Say a = x and b = 1/x. Which is bigger, G. M. or A. M. ?

 

[MarkFL]

Given two positive numbers a and b, we define the geometric mean and the arithmetic mean as follows

G. M. = sqrt{ab}

A. M. = (a + b)/2

If a = 1 and b = 2, which is larger, G. M. or A. M. ?

G. M. = sqrt{1•2}

G. M. = sqrt{2}

A. M. = (1 + 2)/2

A. M = 3/2

Conclusion: G. M. > A. M.

Correct?

Question:

Can the same process be done if a and b represent two algebraic expressions?

Say a = x and b = 1/x. Which is bigger, G. M. or A. M. ?

Note that:

$$\sqrt{2}<\frac{3}{2}$$

Can you prove that in general AM ≥ GM? When does equality occur?

 

[mathdad]

I meant to type A. M. > G. M., of course.

To prove that A. M. > G. M. in general, we set A. M. is greater than or equal to sqrt{ab}.

(a + b)/2 > or = sqrt{ab}

Can you get me started?

 

[MarkFL]

I meant to type A. M. > G. M., of course.

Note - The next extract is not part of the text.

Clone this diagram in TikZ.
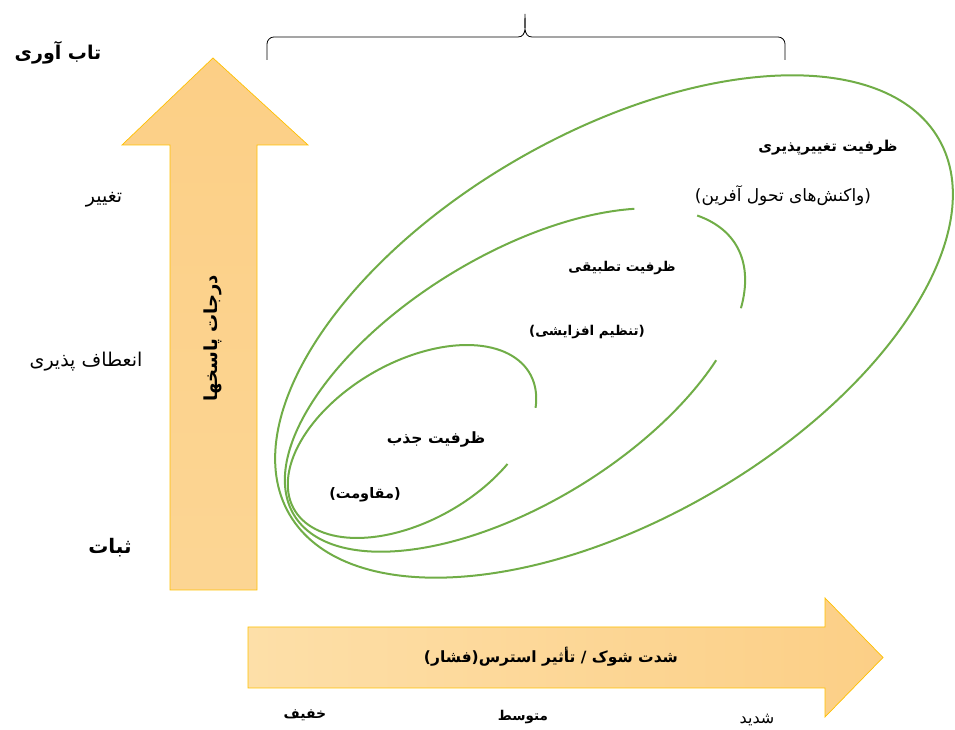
\documentclass[tikz,border=0pt]{standalone}
\usepackage{fontspec}
\usepackage{tikz}
\usetikzlibrary{positioning}
\newfontfamily\farsi[Script=Arabic]{DejaVu Sans}
\TeXXeTstate=1
\newcommand{\fa}[1]{\beginR #1\endR}
\definecolor{ringgreen}{HTML}{70AD47}
\definecolor{arrowedge}{HTML}{FFC000}
\definecolor{arrowlight}{HTML}{FDDFA8}
\definecolor{arrowdark}{HTML}{FCCF86}

\begin{document}
\begin{tikzpicture}[x=1pt,y=1pt,
  ring/.style={draw=ringgreen,line width=2pt},
  bigarrow/.style={draw=arrowedge,line width=0.7pt},
  lbl/.style={inner sep=1pt,font=\farsi\fontsize{#1}{#1}\selectfont},
  blbl/.style={inner sep=1pt,font=\farsi\bfseries\fontsize{#1}{#1}\selectfont}]
\useasboundingbox (0,0) rectangle (955,730);
\draw[bigarrow,top color=arrowdark,bottom color=arrowdark!60!arrowlight] (170,140) -- (170,585) -- (122,585) -- (213,672) -- (308,585) -- (257,585) -- (257,140) -- cycle;
\draw[bigarrow,left color=arrowlight,right color=arrowdark] (248,42) -- (825,42) -- (825,13) -- (883,72.5) -- (825,132) -- (825,103) -- (248,103) -- cycle;
\draw[line width=0.8pt] (267,670) -- (267,686) to[out=90,in=180] (274,693) -- (518,693) to[out=0,in=-90] (525,716) to[out=-90,in=180] (532,693) -- (778,693) to[out=0,in=90] (785,686) -- (785,670);
\begin{scope}[shift={(614,403.5)},rotate=30]
\draw[ring] (0,0) ellipse [x radius=375,y radius=193];
\end{scope}
\begin{scope}[shift={(515,350)},rotate=31.5]
\draw[ring] (42.4:259 and 124) arc[start angle=42.4,end angle=314.6,x radius=259,y radius=124];
\draw[ring] (21.3:259 and 124) arc[start angle=21.3,end angle=-27.3,x radius=259,y radius=124];
\end{scope}
\begin{scope}[shift={(412,288.5)},rotate=30]
\draw[ring] (-24.4:136 and 79) arc[start angle=-24.4,end angle=301.7,x radius=136,y radius=79];
\end{scope}
\node[blbl=19] (toplbl) at (58,677) {\fa{تاب آوری}};
\node[lbl=19] (changelbl) at (104,530) {\fa{تغییر}};
\node[lbl=19] (flexlbl) at (86,368) {\fa{انعطاف پذیری}};
\node[blbl=20] (stablelbl) at (110,182) {\fa{ثبات}};
\node[blbl=18,rotate=90] (resplbl) at (213,392) {\fa{درجات پاسخها}};
\node[blbl=15] (transcap) at (828,582) {\fa{ظرفیت تغییرپذیری}};
\node[lbl=17] (transsub) at (783,534) {\fa{(واکنش‌های تحول آفرین)}};
\node[blbl=13.5] (adaptcap) at (622,462) {\fa{ظرفیت تطبیقی}};
\node[blbl=13.5] (adaptsub) at (587,398) {\fa{(تنظیم افزایشی)}};
\node[blbl=15.5] (absorbcap) at (436,290) {\fa{ظرفیت جذب}};
\node[blbl=14.5] (absorbsub) at (365,235) {\fa{(مقاومت)}};
\node[blbl=15.5] (shocklbl) at (551,73) {\fa{شدت شوک / تأثیر استرس(فشار)}};
\node[blbl=14] (lowlbl) at (305,15) {\fa{خفیف}};
\node[blbl=13.5] (midlbl) at (523,13) {\fa{متوسط}};
\node[lbl=16] (highlbl) at (757,10) {\fa{شدید}};
\end{tikzpicture}
\end{document}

To prove that A. M. > G. M. in general, we set A. M. is greater than or equal to sqrt{ab}.

(a + b)/2 > or = sqrt{ab}

Can you get me started?

Since a and b both represent positive numbers, I would begin by squaring both sides...:D

 

[mathdad]

Are you saying to treat it like a radical equation?

 

[mathdad]

[(a + b)/2]^2 ≥ [sqrt{ab}]^2

(a + b)^2/4 ≥ ab

(a^2 + 2ab + b^2)/4 ≥ ab

(a^2 + 2ab + b^2) ≥ 4ab

I am stuck here.

 

[MarkFL]

[(a + b)/2]^2 ≥ [sqrt{ab}]^2

(a + b)^2/4 ≥ ab

(a^2 + 2ab + b^2)/4 ≥ ab

(a^2 + 2ab + b^2) ≥ 4ab

I am stuck here.

What do you get if you subtract 4ab from both sides, and then factor the LHS?

 

[mathdad]

(a^2 + 2ab + b^2) ≥ 4ab

a^2 + 2ab + b^2 - 4ab ≥ 0

Factor by grouping.

a^2 + 2ab factors out to be a(a + 2b).

b^2 - 4ab factors out to be b(b - 4a).

a(a + 2b) + b(b - 4a) ≥ 0

(a + b)(a + 2b)(b - 4a) ≥ 0

Do I now set each factor to be ≥ 0?

 

[MarkFL]

(a^2 + 2ab + b^2) ≥ 4ab

a^2 + 2ab + b^2 - 4ab ≥ 0

What we want to do here is combine like terms:

$$a^2-2ab+b^2\ge0$$

At this point, we should recognize this is the square of a binomial:

$$(a-b)^2\ge0$$

The square of a real number is always non-negative, so we know that for any valid values of a and b this must be true.

 

[mathdad]

Thank you for completing this problem for me. Interesting question. From now on, I will post 2 daily questions.